(Data entries)
** Begin **

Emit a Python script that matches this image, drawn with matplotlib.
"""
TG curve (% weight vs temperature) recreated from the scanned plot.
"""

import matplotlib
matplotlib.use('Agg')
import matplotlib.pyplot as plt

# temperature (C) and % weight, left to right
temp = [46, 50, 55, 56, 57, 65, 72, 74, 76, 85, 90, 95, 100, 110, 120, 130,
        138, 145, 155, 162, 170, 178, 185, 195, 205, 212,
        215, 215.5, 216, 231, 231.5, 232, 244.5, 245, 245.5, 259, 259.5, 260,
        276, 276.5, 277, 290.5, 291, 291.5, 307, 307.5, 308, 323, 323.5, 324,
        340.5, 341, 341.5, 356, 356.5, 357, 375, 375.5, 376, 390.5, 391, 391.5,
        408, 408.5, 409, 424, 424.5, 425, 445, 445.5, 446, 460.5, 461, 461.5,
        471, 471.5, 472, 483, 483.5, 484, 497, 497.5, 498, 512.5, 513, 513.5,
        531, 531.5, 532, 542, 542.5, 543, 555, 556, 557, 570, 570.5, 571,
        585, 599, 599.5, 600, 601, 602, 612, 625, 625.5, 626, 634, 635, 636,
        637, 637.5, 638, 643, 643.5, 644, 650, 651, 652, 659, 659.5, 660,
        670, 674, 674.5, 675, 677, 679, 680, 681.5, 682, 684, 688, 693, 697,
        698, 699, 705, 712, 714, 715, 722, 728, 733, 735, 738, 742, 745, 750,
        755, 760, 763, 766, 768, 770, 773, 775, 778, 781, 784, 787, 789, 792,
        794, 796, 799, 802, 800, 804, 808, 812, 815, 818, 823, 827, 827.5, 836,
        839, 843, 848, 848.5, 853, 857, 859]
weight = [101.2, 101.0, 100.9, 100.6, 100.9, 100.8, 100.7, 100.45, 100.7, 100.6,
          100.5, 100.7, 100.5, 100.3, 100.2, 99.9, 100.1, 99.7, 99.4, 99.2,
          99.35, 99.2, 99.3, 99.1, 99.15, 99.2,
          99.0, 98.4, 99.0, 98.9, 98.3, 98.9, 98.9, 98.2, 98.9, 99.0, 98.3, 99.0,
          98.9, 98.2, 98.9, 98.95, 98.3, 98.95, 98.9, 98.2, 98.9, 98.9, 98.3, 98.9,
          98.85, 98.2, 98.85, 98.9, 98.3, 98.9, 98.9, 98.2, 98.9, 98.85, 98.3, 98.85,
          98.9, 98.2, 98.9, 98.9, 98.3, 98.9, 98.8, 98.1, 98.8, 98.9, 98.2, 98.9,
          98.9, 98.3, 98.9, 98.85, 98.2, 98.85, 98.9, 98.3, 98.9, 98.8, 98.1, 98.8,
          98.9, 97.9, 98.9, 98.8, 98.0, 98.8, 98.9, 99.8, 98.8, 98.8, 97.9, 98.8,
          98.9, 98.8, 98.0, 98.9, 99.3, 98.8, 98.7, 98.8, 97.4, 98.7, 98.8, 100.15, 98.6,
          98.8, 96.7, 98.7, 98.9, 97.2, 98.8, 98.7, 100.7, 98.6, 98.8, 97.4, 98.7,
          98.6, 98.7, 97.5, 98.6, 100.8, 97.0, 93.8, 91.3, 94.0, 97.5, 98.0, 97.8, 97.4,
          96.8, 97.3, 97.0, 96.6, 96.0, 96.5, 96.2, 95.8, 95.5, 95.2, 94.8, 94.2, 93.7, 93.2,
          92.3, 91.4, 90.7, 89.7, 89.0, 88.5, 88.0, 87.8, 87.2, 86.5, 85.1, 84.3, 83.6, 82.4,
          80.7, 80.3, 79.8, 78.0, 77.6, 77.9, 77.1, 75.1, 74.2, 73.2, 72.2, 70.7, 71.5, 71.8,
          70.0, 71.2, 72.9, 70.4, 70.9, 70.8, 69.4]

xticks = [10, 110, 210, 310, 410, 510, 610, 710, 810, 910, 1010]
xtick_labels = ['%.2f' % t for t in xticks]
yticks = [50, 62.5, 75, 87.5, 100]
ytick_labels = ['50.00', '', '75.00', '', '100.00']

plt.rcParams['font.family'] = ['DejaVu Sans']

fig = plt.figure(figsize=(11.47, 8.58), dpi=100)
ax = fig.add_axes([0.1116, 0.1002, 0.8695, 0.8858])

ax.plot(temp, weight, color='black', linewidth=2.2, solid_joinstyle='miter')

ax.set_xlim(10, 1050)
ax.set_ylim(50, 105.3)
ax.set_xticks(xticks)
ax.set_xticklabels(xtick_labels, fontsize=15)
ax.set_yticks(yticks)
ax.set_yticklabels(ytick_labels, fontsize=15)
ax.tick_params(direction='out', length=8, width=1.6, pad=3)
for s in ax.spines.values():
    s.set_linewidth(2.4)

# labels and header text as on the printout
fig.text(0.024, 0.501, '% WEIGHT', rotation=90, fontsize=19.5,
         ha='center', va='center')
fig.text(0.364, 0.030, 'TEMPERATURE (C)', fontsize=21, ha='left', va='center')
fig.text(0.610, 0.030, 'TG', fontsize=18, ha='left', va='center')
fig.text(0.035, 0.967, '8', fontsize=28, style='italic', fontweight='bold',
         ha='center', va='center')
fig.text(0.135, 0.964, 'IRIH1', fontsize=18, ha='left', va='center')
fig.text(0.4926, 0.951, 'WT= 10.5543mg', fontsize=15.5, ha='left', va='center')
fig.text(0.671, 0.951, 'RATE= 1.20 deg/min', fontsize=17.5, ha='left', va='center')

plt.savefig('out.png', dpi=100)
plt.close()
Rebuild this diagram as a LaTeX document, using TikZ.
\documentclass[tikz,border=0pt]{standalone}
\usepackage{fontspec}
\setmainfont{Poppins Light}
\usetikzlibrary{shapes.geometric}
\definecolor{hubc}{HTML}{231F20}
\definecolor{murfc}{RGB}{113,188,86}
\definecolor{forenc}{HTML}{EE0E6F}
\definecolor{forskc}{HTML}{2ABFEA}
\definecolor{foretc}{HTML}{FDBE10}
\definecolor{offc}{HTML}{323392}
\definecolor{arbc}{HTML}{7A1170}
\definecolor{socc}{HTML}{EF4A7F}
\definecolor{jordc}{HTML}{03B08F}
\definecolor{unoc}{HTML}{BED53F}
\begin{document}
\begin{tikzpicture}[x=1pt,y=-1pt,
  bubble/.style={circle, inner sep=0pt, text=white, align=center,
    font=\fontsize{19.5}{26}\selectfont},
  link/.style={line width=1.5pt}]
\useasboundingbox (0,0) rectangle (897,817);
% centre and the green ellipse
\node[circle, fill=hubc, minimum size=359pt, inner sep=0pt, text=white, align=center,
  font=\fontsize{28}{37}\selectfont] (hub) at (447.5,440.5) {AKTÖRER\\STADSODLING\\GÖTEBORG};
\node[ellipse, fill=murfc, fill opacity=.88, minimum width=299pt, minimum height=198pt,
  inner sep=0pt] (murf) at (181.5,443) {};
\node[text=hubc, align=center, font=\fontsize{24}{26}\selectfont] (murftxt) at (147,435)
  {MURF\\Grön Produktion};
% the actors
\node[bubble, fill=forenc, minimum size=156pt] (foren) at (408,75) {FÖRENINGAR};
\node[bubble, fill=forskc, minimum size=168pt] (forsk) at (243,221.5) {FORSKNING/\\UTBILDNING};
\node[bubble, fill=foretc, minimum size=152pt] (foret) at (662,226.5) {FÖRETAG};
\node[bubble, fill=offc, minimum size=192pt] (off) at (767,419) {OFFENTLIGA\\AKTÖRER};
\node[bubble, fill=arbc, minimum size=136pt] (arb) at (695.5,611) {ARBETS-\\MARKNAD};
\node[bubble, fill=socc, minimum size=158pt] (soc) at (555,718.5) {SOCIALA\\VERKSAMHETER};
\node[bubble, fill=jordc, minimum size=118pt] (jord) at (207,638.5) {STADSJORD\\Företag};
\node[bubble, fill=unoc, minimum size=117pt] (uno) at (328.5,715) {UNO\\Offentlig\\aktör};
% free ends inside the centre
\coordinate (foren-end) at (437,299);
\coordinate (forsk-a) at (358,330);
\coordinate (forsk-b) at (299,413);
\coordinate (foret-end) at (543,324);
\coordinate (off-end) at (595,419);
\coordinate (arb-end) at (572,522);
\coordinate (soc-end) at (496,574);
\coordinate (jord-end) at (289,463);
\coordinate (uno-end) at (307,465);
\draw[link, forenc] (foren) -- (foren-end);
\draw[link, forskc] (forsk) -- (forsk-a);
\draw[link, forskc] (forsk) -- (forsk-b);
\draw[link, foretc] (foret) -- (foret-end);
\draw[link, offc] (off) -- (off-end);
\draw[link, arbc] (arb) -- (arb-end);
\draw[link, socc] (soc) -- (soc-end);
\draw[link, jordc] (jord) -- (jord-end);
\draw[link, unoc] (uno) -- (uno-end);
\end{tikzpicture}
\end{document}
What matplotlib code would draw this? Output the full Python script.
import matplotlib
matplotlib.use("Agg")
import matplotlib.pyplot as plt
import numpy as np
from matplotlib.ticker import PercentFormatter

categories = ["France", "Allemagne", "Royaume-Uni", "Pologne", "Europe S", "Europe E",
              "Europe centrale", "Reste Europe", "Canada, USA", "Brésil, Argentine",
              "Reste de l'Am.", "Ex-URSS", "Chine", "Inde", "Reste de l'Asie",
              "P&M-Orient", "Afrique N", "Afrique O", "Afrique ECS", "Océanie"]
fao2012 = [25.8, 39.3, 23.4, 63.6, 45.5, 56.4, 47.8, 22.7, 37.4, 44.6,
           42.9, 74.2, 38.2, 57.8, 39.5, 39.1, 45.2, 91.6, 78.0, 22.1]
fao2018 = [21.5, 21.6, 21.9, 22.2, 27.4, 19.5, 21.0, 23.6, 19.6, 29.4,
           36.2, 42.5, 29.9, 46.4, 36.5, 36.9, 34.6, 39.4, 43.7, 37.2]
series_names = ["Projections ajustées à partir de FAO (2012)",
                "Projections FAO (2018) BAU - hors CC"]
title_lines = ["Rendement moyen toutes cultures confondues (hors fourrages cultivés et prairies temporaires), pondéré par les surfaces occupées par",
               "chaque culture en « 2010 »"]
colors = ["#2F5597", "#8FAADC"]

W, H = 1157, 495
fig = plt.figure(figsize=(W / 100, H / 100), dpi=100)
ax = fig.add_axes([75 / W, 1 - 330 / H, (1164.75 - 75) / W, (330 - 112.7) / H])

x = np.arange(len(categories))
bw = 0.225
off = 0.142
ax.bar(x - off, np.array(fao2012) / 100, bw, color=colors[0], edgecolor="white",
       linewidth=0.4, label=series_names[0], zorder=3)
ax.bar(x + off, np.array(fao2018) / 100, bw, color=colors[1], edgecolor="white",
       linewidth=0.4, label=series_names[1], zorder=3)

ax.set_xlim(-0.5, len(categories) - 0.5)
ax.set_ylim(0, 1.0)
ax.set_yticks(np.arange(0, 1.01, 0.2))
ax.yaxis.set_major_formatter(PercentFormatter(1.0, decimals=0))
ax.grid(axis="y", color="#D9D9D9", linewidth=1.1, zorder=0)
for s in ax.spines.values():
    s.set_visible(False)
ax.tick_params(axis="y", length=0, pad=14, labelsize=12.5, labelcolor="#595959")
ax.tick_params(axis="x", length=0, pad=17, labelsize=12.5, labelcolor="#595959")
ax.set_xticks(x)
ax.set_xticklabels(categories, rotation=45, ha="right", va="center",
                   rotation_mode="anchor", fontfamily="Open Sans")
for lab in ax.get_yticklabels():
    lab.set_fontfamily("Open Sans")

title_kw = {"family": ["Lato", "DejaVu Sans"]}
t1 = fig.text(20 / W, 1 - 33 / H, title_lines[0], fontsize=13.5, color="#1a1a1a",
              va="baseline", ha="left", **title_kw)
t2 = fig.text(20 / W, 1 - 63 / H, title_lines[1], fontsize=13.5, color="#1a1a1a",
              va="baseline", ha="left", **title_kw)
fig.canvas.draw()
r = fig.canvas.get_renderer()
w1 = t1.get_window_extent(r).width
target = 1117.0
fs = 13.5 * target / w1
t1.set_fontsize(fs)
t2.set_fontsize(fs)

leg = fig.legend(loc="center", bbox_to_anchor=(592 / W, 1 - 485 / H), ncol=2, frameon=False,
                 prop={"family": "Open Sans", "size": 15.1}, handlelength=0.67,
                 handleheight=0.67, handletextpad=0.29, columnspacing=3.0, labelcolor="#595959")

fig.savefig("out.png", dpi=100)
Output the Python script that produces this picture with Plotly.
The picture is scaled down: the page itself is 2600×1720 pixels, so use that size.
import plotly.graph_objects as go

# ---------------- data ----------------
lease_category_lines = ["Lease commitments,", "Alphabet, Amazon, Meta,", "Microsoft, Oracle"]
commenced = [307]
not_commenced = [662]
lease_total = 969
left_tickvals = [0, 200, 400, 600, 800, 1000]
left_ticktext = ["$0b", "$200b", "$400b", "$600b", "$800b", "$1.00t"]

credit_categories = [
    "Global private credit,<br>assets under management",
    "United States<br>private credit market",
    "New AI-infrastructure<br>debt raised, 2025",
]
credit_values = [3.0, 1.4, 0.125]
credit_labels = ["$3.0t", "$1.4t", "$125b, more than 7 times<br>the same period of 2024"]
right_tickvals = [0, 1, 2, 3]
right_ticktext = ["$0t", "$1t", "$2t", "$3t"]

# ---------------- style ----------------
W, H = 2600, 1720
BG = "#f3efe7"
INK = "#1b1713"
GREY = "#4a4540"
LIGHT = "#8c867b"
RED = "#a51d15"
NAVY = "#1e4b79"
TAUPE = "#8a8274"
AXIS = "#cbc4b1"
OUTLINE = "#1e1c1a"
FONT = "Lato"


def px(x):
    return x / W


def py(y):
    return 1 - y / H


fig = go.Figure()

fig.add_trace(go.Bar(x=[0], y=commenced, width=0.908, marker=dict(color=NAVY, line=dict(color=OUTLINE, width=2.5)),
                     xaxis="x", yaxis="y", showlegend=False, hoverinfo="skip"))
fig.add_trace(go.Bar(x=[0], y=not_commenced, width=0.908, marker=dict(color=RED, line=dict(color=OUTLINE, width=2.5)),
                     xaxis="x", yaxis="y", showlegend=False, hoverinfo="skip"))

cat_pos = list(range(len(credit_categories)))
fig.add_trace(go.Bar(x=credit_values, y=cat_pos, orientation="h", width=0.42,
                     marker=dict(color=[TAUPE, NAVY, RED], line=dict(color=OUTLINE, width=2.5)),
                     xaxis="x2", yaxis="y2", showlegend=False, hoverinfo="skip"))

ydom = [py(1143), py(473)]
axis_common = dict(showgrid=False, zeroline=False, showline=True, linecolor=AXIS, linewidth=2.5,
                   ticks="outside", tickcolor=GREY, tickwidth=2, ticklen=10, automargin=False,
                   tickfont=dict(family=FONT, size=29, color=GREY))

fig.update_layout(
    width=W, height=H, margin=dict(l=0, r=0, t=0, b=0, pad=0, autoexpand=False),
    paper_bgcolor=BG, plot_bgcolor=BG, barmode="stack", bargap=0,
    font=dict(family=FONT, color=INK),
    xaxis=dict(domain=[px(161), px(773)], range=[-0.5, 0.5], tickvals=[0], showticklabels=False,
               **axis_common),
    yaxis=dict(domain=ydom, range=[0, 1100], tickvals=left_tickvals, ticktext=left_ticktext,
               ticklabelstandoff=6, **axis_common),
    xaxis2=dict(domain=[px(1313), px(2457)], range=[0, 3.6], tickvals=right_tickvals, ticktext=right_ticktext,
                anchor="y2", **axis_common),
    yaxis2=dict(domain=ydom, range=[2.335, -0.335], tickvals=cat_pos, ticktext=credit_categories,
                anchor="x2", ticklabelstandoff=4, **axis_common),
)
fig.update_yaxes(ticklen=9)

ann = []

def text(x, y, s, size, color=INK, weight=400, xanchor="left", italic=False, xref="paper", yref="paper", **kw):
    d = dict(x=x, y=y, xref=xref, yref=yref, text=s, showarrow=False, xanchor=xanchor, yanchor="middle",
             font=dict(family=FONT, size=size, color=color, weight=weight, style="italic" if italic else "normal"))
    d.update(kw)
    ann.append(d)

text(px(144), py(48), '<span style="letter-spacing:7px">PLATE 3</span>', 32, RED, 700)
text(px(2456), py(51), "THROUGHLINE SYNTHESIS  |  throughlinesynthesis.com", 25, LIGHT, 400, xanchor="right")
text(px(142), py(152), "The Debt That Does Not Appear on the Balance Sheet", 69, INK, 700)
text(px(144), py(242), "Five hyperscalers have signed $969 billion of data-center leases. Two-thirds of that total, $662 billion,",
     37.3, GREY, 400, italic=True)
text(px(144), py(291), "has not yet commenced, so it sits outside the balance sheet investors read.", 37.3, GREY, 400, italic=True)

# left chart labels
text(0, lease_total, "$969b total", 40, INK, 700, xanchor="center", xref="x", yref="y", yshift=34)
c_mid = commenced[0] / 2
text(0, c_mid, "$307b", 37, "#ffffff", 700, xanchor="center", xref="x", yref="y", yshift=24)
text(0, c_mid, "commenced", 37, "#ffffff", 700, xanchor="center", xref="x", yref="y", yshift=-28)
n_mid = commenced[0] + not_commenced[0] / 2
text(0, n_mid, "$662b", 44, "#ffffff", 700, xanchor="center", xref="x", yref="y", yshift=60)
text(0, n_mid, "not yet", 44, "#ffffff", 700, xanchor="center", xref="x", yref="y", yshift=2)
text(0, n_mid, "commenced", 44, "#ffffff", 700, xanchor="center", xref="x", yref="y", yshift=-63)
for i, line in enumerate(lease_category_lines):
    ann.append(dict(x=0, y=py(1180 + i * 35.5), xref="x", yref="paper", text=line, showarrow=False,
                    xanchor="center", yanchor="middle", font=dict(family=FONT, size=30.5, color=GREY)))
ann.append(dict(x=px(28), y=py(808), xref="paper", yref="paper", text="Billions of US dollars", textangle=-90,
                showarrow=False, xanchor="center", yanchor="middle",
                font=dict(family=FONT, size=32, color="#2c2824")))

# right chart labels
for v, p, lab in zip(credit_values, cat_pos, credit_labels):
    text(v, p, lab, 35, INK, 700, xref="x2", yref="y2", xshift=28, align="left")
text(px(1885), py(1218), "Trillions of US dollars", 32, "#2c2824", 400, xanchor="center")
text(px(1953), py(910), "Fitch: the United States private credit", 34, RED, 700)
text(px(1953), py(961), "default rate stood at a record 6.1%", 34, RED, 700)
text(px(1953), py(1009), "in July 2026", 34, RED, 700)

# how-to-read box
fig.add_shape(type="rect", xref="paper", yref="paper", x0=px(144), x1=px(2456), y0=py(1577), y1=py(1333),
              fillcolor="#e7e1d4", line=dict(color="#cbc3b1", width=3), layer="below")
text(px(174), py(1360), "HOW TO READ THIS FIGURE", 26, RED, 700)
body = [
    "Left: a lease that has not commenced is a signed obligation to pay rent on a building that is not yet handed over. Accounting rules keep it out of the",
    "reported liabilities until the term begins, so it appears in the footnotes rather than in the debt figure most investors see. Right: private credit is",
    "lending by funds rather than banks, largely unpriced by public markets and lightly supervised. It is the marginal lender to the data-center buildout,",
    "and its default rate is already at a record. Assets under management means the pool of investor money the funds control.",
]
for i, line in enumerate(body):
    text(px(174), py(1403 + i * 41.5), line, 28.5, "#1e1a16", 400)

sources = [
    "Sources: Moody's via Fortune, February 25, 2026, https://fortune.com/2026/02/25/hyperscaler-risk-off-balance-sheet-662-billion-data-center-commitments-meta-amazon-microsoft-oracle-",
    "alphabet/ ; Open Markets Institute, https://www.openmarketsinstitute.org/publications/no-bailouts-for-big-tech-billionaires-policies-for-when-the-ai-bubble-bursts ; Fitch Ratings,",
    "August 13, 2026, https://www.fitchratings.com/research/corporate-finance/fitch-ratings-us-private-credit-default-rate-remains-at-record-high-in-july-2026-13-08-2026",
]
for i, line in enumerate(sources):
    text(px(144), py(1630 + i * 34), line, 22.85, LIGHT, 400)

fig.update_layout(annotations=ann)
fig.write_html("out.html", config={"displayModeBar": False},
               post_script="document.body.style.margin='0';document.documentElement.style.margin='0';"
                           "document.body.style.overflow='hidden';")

** End **

THE REQUEST
Within the material above, transcribe exactly the lines that run from the line holding "Output the Python" through the line holding "fig = go.Figure()".

WRITTEN SOLUTION
Output the Python script that produces this picture with Plotly.
The picture is scaled down: the page itself is 2600×1720 pixels, so use that size.
import plotly.graph_objects as go

# ---------------- data ----------------
lease_category_lines = ["Lease commitments,", "Alphabet, Amazon, Meta,", "Microsoft, Oracle"]
commenced = [307]
not_commenced = [662]
lease_total = 969
left_tickvals = [0, 200, 400, 600, 800, 1000]
left_ticktext = ["$0b", "$200b", "$400b", "$600b", "$800b", "$1.00t"]

credit_categories = [
    "Global private credit,<br>assets under management",
    "United States<br>private credit market",
    "New AI-infrastructure<br>debt raised, 2025",
]
credit_values = [3.0, 1.4, 0.125]
credit_labels = ["$3.0t", "$1.4t", "$125b, more than 7 times<br>the same period of 2024"]
right_tickvals = [0, 1, 2, 3]
right_ticktext = ["$0t", "$1t", "$2t", "$3t"]

# ---------------- style ----------------
W, H = 2600, 1720
BG = "#f3efe7"
INK = "#1b1713"
GREY = "#4a4540"
LIGHT = "#8c867b"
RED = "#a51d15"
NAVY = "#1e4b79"
TAUPE = "#8a8274"
AXIS = "#cbc4b1"
OUTLINE = "#1e1c1a"
FONT = "Lato"


def px(x):
    return x / W


def py(y):
    return 1 - y / H


fig = go.Figure()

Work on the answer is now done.